[Supplied material]
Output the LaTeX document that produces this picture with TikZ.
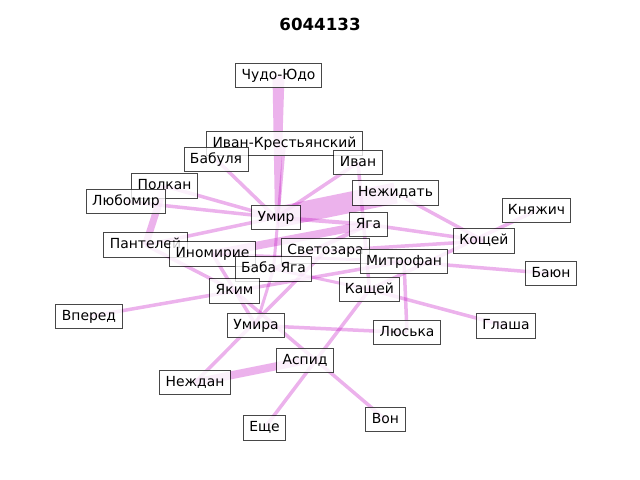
\documentclass[tikz,border=0pt]{standalone}
\usepackage{fontspec}
\setmainfont{DejaVu Sans}
\definecolor{mm}{rgb}{0.75,0,0.75}
\tikzset{
  lnk/.style={draw=mm, draw opacity=0.3, line width=#1*0.72pt, line cap=butt},
  lnk/.default=3.5,
  wdg/.style={fill=mm, fill opacity=0.3, draw=none},
  lbl/.style={draw=black, draw opacity=0.72, fill=white, fill opacity=0.8, text opacity=1,
    line width=0.72pt, inner xsep=4.3pt, inner ysep=3.9pt, text height=7.5pt, text depth=2.3pt,
    font=\fontsize{10}{12}\selectfont},
}
\begin{document}
\begin{tikzpicture}[x=0.72pt,y=-0.72pt]
\useasboundingbox (0,0) rectangle (640,480);
\node[font=\bfseries\fontsize{12}{14}\selectfont] (title) at (320,24) {6044133};
% node positions
\coordinate (cy) at (278.5,75.5);
\coordinate (ik) at (284.5,143.5);
\coordinate (bab) at (216,159.5);
\coordinate (iv) at (358,162.5);
\coordinate (pol) at (164.5,186);
\coordinate (lub) at (126,201.5);
\coordinate (nzh) at (395.5,193);
\coordinate (um) at (276,217.5);
\coordinate (ya) at (368.5,224.5);
\coordinate (kn) at (536.5,210.5);
\coordinate (ko) at (484,241);
\coordinate (pan) at (145.5,245);
\coordinate (ino) at (212.5,254);
\coordinate (sv) at (325.5,251);
\coordinate (mi) at (404,261.5);
\coordinate (by) at (273.5,269);
\coordinate (ba) at (551,273.5);
\coordinate (yak) at (234.5,291);
\coordinate (ka) at (369.5,289.5);
\coordinate (vp) at (89,316.5);
\coordinate (uma) at (256,325.5);
\coordinate (gl) at (506,326);
\coordinate (lu) at (407,332.5);
\coordinate (as) at (305,360.5);
\coordinate (nd) at (195,382.5);
\coordinate (es) at (264.5,428);
\coordinate (von) at (385.5,419.5);
% tapered edge Чудо-Юдо -- Умир
\fill[wdg] ([xshift=-6*0.72pt]cy) -- ([xshift=6*0.72pt]cy) -- ([xshift=4*0.72pt]um) -- ([xshift=-1*0.72pt]um) -- cycle;
% edges
\draw[lnk=21] (nzh) -- (um);
\draw[lnk=3] (ik) -- (by);
\draw[lnk=7] (pol) -- (pan);
\draw[lnk=8] (ya) -- (ino);
\draw[lnk=4] (ya) -- (um);
\draw[lnk=4] (ya) -- (by);
\draw[lnk=8] (nd) -- (as);
\draw[lnk] (bab) -- (um);
\draw[lnk] (iv) -- (um);
\draw[lnk] (iv) -- (ka);
\draw[lnk] (nzh) -- (ko);
\draw[lnk] (pol) -- (um);
\draw[lnk] (lub) -- (um);
\draw[lnk] (pan) -- (um);
\draw[lnk] (pan) -- (yak);
\draw[lnk] (ya) -- (ko);
\draw[lnk] (ko) -- (sv);
\draw[lnk] (kn) -- (ka);
\draw[lnk] (mi) -- (ba);
\draw[lnk] (ka) -- (gl);
\draw[lnk] (mi) -- (lu);
\draw[lnk] (vp) -- (mi);
\draw[lnk] (uma) -- (lu);
\draw[lnk] (ka) -- (es);
\draw[lnk] (nd) -- (sv);
\draw[lnk] (yak) -- (von);
\draw[lnk] (uma) -- (ino);
\draw[lnk=3] (ino) -- (mi);
\draw[lnk=3] (by) -- (ka);
\draw[lnk=3] (by) -- (uma);
% labels
\node[lbl] (nIK) at (ik) {Иван-Крестьянский};
\node[lbl] (nCY) at (cy) {Чудо-Юдо};
\node[lbl] (nBAB) at (bab) {Бабуля};
\node[lbl] (nIV) at (iv) {Иван};
\node[lbl] (nPOL) at (pol) {Полкан};
\node[lbl] (nLUB) at (lub) {Любомир};
\node[lbl] (nNZH) at (nzh) {Нежидать};
\node[lbl] (nUM) at (um) {Умир};
\node[lbl] (nYA) at (ya) {Яга};
\node[lbl] (nKN) at (kn) {Княжич};
\node[lbl] (nKO) at (ko) {Кощей};
\node[lbl] (nPAN) at (pan) {Пантелей};
\node[lbl] (nINO) at (ino) {Иномирие};
\node[lbl] (nSV) at (sv) {Светозара};
\node[lbl] (nBY) at (by) {Баба Яга};
\node[lbl] (nMI) at (mi) {Митрофан};
\node[lbl] (nBA) at (ba) {Баюн};
\node[lbl] (nYAK) at (yak) {Яким};
\node[lbl] (nKA) at (ka) {Кащей};
\node[lbl] (nVP) at (vp) {Вперед};
\node[lbl] (nUMA) at (uma) {Умира};
\node[lbl] (nGL) at (gl) {Глаша};
\node[lbl] (nLU) at (lu) {Люська};
\node[lbl] (nAS) at (as) {Аспид};
\node[lbl] (nND) at (nd) {Неждан};
\node[lbl] (nES) at (es) {Еще};
\node[lbl] (nVON) at (von) {Вон};
\end{tikzpicture}
\end{document}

[Instructions for the task]
Retype the whole listing, keeping every line identical and omitting all pictures.

[Answer to this problem]
Output the LaTeX document that produces this picture with TikZ.
\documentclass[tikz,border=0pt]{standalone}
\usepackage{fontspec}
\setmainfont{DejaVu Sans}
\definecolor{mm}{rgb}{0.75,0,0.75}
\tikzset{
  lnk/.style={draw=mm, draw opacity=0.3, line width=#1*0.72pt, line cap=butt},
  lnk/.default=3.5,
  wdg/.style={fill=mm, fill opacity=0.3, draw=none},
  lbl/.style={draw=black, draw opacity=0.72, fill=white, fill opacity=0.8, text opacity=1,
    line width=0.72pt, inner xsep=4.3pt, inner ysep=3.9pt, text height=7.5pt, text depth=2.3pt,
    font=\fontsize{10}{12}\selectfont},
}
\begin{document}
\begin{tikzpicture}[x=0.72pt,y=-0.72pt]
\useasboundingbox (0,0) rectangle (640,480);
\node[font=\bfseries\fontsize{12}{14}\selectfont] (title) at (320,24) {6044133};
% node positions
\coordinate (cy) at (278.5,75.5);
\coordinate (ik) at (284.5,143.5);
\coordinate (bab) at (216,159.5);
\coordinate (iv) at (358,162.5);
\coordinate (pol) at (164.5,186);
\coordinate (lub) at (126,201.5);
\coordinate (nzh) at (395.5,193);
\coordinate (um) at (276,217.5);
\coordinate (ya) at (368.5,224.5);
\coordinate (kn) at (536.5,210.5);
\coordinate (ko) at (484,241);
\coordinate (pan) at (145.5,245);
\coordinate (ino) at (212.5,254);
\coordinate (sv) at (325.5,251);
\coordinate (mi) at (404,261.5);
\coordinate (by) at (273.5,269);
\coordinate (ba) at (551,273.5);
\coordinate (yak) at (234.5,291);
\coordinate (ka) at (369.5,289.5);
\coordinate (vp) at (89,316.5);
\coordinate (uma) at (256,325.5);
\coordinate (gl) at (506,326);
\coordinate (lu) at (407,332.5);
\coordinate (as) at (305,360.5);
\coordinate (nd) at (195,382.5);
\coordinate (es) at (264.5,428);
\coordinate (von) at (385.5,419.5);
% tapered edge Чудо-Юдо -- Умир
\fill[wdg] ([xshift=-6*0.72pt]cy) -- ([xshift=6*0.72pt]cy) -- ([xshift=4*0.72pt]um) -- ([xshift=-1*0.72pt]um) -- cycle;
% edges
\draw[lnk=21] (nzh) -- (um);
\draw[lnk=3] (ik) -- (by);
\draw[lnk=7] (pol) -- (pan);
\draw[lnk=8] (ya) -- (ino);
\draw[lnk=4] (ya) -- (um);
\draw[lnk=4] (ya) -- (by);
\draw[lnk=8] (nd) -- (as);
\draw[lnk] (bab) -- (um);
\draw[lnk] (iv) -- (um);
\draw[lnk] (iv) -- (ka);
\draw[lnk] (nzh) -- (ko);
\draw[lnk] (pol) -- (um);
\draw[lnk] (lub) -- (um);
\draw[lnk] (pan) -- (um);
\draw[lnk] (pan) -- (yak);
\draw[lnk] (ya) -- (ko);
\draw[lnk] (ko) -- (sv);
\draw[lnk] (kn) -- (ka);
\draw[lnk] (mi) -- (ba);
\draw[lnk] (ka) -- (gl);
\draw[lnk] (mi) -- (lu);
\draw[lnk] (vp) -- (mi);
\draw[lnk] (uma) -- (lu);
\draw[lnk] (ka) -- (es);
\draw[lnk] (nd) -- (sv);
\draw[lnk] (yak) -- (von);
\draw[lnk] (uma) -- (ino);
\draw[lnk=3] (ino) -- (mi);
\draw[lnk=3] (by) -- (ka);
\draw[lnk=3] (by) -- (uma);
% labels
\node[lbl] (nIK) at (ik) {Иван-Крестьянский};
\node[lbl] (nCY) at (cy) {Чудо-Юдо};
\node[lbl] (nBAB) at (bab) {Бабуля};
\node[lbl] (nIV) at (iv) {Иван};
\node[lbl] (nPOL) at (pol) {Полкан};
\node[lbl] (nLUB) at (lub) {Любомир};
\node[lbl] (nNZH) at (nzh) {Нежидать};
\node[lbl] (nUM) at (um) {Умир};
\node[lbl] (nYA) at (ya) {Яга};
\node[lbl] (nKN) at (kn) {Княжич};
\node[lbl] (nKO) at (ko) {Кощей};
\node[lbl] (nPAN) at (pan) {Пантелей};
\node[lbl] (nINO) at (ino) {Иномирие};
\node[lbl] (nSV) at (sv) {Светозара};
\node[lbl] (nBY) at (by) {Баба Яга};
\node[lbl] (nMI) at (mi) {Митрофан};
\node[lbl] (nBA) at (ba) {Баюн};
\node[lbl] (nYAK) at (yak) {Яким};
\node[lbl] (nKA) at (ka) {Кащей};
\node[lbl] (nVP) at (vp) {Вперед};
\node[lbl] (nUMA) at (uma) {Умира};
\node[lbl] (nGL) at (gl) {Глаша};
\node[lbl] (nLU) at (lu) {Люська};
\node[lbl] (nAS) at (as) {Аспид};
\node[lbl] (nND) at (nd) {Неждан};
\node[lbl] (nES) at (es) {Еще};
\node[lbl] (nVON) at (von) {Вон};
\end{tikzpicture}
\end{document}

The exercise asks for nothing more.